Wraz z końcem czerwca kończą się też wypożyczenia dwóch graczy – Antona Tsarenki i Loupa Diwana Gueho. Ten pierwszy jest wypożyczony z Dynama Kijów, ale w umowie nie było opcji wykupu przez gdańszczan. Jakiś czas temu dyrektor sportowy Lechii Jakub Chodorowski odniósł się na naszych łamach do sytuacji Ukraińca. – Rozmawiamy z Dynamem Kijów na temat przedłużenia wypożyczenia Antona – mówił działacz. Rzeczywiście jego pozostanie w Gdańsku nie jest wykluczone i sprawa pewnie wyjaśni się w najbliższych dniach.
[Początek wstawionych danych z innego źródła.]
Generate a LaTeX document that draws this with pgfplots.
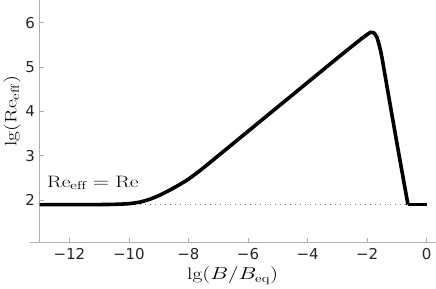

A co z Gueho? Przypomnijmy, że on był już dwukrotnie wypożyczany z SC Bastii – najpierw zimą 2024 roku i później latem 2024 roku. Nie był wiodącą postacią w Lechii, choć w ostatnich tygodniach kiedy grał, to nie zawodził. Zapytaliśmy po meczu Francuza o jego przyszłość. – Na razie nie wiem, czy zostaję – odparł krótko. Tutaj wiele jednak wskazuje na to, że wróci do Francji.
Trener Lechii będzie miał tylko kilka dni wolnego. Czy dalej będzie łączył pracę w Ekstraklasie z pracą w kadrze?
Wróćmy jeszcze na moment do trenera Johna Carvera. Przypomnijmy, że przez ostatnie pół roku łączył on pracę w Lechii z pracą w reprezentacji Szkocji. W marcu pojechał na zgrupowanie kadry i wówczas na obozie w Dubaju treningi prowadził Radosław Bella. Obaj panowie byli jednak w ciągłym kontakcie. Carver po ostatnim meczu sezonu podkreślił, że czeka go tylko kilka dni wolnego. – W niedzielę wracam do Newcastle, mój przyjaciel wydaje książkę i ma wieczór autorski. Chcę na nim być. Później mam kilka dni wolnego i lecę na zgrupowanie reprezentacji – przyznał. Szkoci 6 czerwca zagrają towarzysko ze Islandią, a trzy dni później z Lichtensteinem. Czy to oznacza, że Anglik dalej będzie łączył dwie funkcje?
– Na pewno pojadę na dwa kolejne mecze Szkocji. Czasu jest niewiele, a ja nie chciałbym nikogo zostawiać. Później usiądziemy z selekcjonerem Steve’m Clarkiem i porozmawiamy. Zresztą wstępne rozmowy już się odbyły, ale szerzej omówimy tę kwestię później – powiedział Anglik pytany przez nas o ten aspekt.
Lechiści otrzymali teraz trzy tygodnie wolnego. Pierwsze zajęcia w Gdańsku po przerwie mają odbyć się 16 czerwca. Lechia do sezonu ma przygotowywać się na swoich obiektach.